Formula: (Number of bounced emails/ number of emails) x 100
Every email you send has a goal. Do you want subscribers to read a blog, answer some questions, register for an event? The ability of subscribers to carry out that action determines your conversion rate.
In other words, your conversion rate is the number of subscribers who not only clicked on a link but completed a specific action. For example, you might include a link to download an Ebook. The conversion rate would tell you what percentage of people that not only clicked the linked but downloaded the ebook.
This is an important metric because it tells you how many subscribers are actually converting. This, in turn, throws light on your return on investment. It becomes easy to tell if your campaign is working when your subscribers start converting.
The question you should ask is “is my campaign driving sales?” If all that people do is click a link but never take action, your campaign wouldn’t be successful. The goal is to get them to the landing page and actually take an action.
Formula: (number of users who have completed the action/emails delivered)x100
This is the total return on investment for your email campaign. It tells you how much money you’re generating compared to what you put in. This is one of the most important metrics to track because it shows how cost-effective email can be for driving revenue or achieving other goals for your company.
Formula: (Money earned from campaign – money spent on the campaign) / (Money spent on the campaign).
While you want to stay on track with how many subscribers you have, you also want to keep a close eye on those unsubscribing.
Your email marketing software will notify you once someone unsubscribes from receiving any email from you. It’s important to measure this metric to track. It tells you which topic, subject lines or offer subscribers are least interested in. If your unsubscribe rate keeps increasing, you might want to check the content of your message or the frequency of your emails.
Formula: Number of unsubscribes/ number of messages delivered
Aside from tracking the 6 metric listed above, here are two extra email marketing metrics to keep an eye on.
List growth rate
It’s important you keep track of how fast/slow your email list is growing. Your email list growth rate tells you the rate at which your email list has grown over time.
Formula: (New subscribes – unsubscribes)/ total number of email addresses x 100
Forwarding rate/sharing rate
This metric measures the percentage of recipients who either shared your post by clicking on the share button or forwarded it to a friend. This tells you how many subscribers are recommending your emails to others. Having a brand advocate is key to a successful email marketing campaign. This is because 81% of a consumer’s purchasing decision is influenced by a friend’s social media posts.
Formula: total forwards/emails delivered
What to test to measure your email marketing campaigns
Want to improve your email marketing campaign? Here are some factors to test and watch.
So now you have a fair idea of what metrics to be tracking. But, to improve your email marketing campaigns, here are some factors to test and improve.
- Time: The time you send your emails has a direct impact on your open rate. An email sent at the wrong time will result in a lower open rate. The best time to send an email will vary depending on your email list.
- Topic: The topic of your email has an impact on open rate, click-through rate and unsubscribe rate. Send topics that are only relevant to your email list.

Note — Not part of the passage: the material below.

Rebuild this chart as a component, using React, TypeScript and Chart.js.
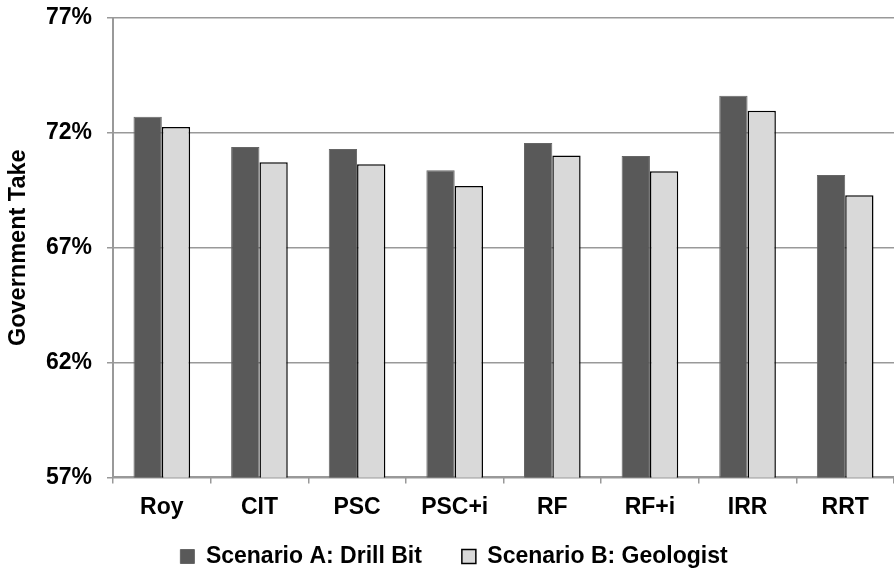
import React, { useEffect, useRef } from "react";
import { Chart, registerables } from "chart.js";

Chart.register(...registerables);

// Fiscal regimes compared
const categories = ["Roy", "CIT", "PSC", "PSC+i", "RF", "RF+i", "IRR", "RRT"];

// Government take (%) for each scenario
const scenarioA = [72.7, 71.38, 71.3, 70.37, 71.56, 70.99, 73.62, 70.17];
const scenarioB = [72.26, 70.72, 70.63, 69.69, 71.01, 70.33, 72.96, 69.28];

const seriesNames = ["Scenario A: Drill Bit", "Scenario B: Geologist"];

// Value axis range and step
const yMin = 57;
const yMax = 77;
const yStep = 5;

const FONT = "'Liberation Sans', Arial, Helvetica, sans-serif";

// Keeps the wide gap between legend entries while making the legend band
// shorter, so the plot area reaches further down.
const LEGEND_TRIM = 33;
const LEGEND_LIFT = 26;
const LEGEND_SHIFT_X = 7;

const legendLayout = {
  id: "legendLayout",
  beforeLayout(chart: any) {
    const legend = chart.legend;
    if (legend && !legend.__trimmed) {
      const baseFit = legend.fit;
      legend.fit = function (this: any) {
        baseFit.call(this);
        this.height -= LEGEND_TRIM;
      };
      legend.__trimmed = true;
    }
  },
  afterLayout(chart: any) {
    const legend = chart.legend;
    if (!legend) return;
    // move the top edge up, keep the bottom edge so the clip box holds the text
    legend.top -= LEGEND_LIFT;
    legend.left += LEGEND_SHIFT_X;
    legend.right += LEGEND_SHIFT_X;
  },
};

export default function App() {
  const canvasRef = useRef<HTMLCanvasElement | null>(null);

  useEffect(() => {
    const canvas = canvasRef.current;
    if (!canvas) return;
    Chart.defaults.color = "#000";

    const chart = new Chart(canvas, {
      type: "bar",
      data: {
        labels: categories,
        datasets: [
          {
            label: seriesNames[0],
            data: scenarioA,
            backgroundColor: "#595959",
            borderColor: "#666666",
            borderWidth: 1,
            categoryPercentage: 0.58,
            barPercentage: 1,
          },
          {
            label: seriesNames[1],
            data: scenarioB,
            backgroundColor: "#d9d9d9",
            borderColor: "#000000",
            borderWidth: 1.5,
            categoryPercentage: 0.58,
            barPercentage: 1,
          },
        ],
      },
      plugins: [legendLayout],
      options: {
        animation: false,
        responsive: true,
        maintainAspectRatio: false,
        layout: { padding: { left: 0, right: 0, top: 18, bottom: 0 } },
        plugins: {
          tooltip: { enabled: false },
          legend: {
            position: "bottom",
            labels: {
              font: { family: FONT, size: 23, weight: "bold" },
              color: "#000",
              boxWidth: 14,
              boxHeight: 14,
              padding: 40,
            },
          },
        },
        scales: {
          x: {
            grid: {
              display: true,
              drawOnChartArea: false,
              drawTicks: true,
              tickLength: 6,
              color: "#999999",
              lineWidth: 1.5,
              offset: true,
            },
            border: { display: true, color: "#999999", width: 2 },
            ticks: {
              font: { family: FONT, size: 23, weight: "bold" },
              color: "#000",
              padding: 10,
              maxRotation: 0,
            },
          },
          y: {
            min: yMin,
            max: yMax,
            afterFit: (scale: any) => {
              scale.width = 113;
              scale.paddingTop = 0;
              scale.paddingBottom = 0;
            },
            grid: {
              color: "#999999",
              lineWidth: 1.5,
              tickLength: 6,
              drawTicks: true,
            },
            border: { display: true, color: "#999999", width: 2 },
            ticks: {
              stepSize: yStep,
              font: { family: FONT, size: 23, weight: "bold" },
              color: "#000",
              padding: 15,
              callback: (v: any) => `${v}%`,
            },
            title: {
              display: true,
              text: "Government Take",
              font: { family: FONT, size: 23.5, weight: "bold" },
              color: "#000",
              padding: { top: 4, bottom: 0 },
            },
          },
        },
      },
    });

    return () => chart.destroy();
  }, []);

  return (
    <div
      style={{
        position: "fixed",
        left: 0,
        top: 0,
        width: 894,
        height: 571,
        background: "#fff",
      }}
    >
      <canvas ref={canvasRef} />
    </div>
  );
}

- Subject Line: Your subject plays a huge role in determining who opens your email. It can be a direct subject line, personalized, curious or social proofed.
- Link anchor text: Your links have an impact on your click-through rate. You want to be sure all links are working. To inspire people to click on a link, add a strong call-to-action.
When it comes to email marketing, there are key numbers you should be watching. Be conscious about which metrics you’re tracking. In the end, you should be able to measure your individual email performance, the health of your email list and progress toward your overall goals.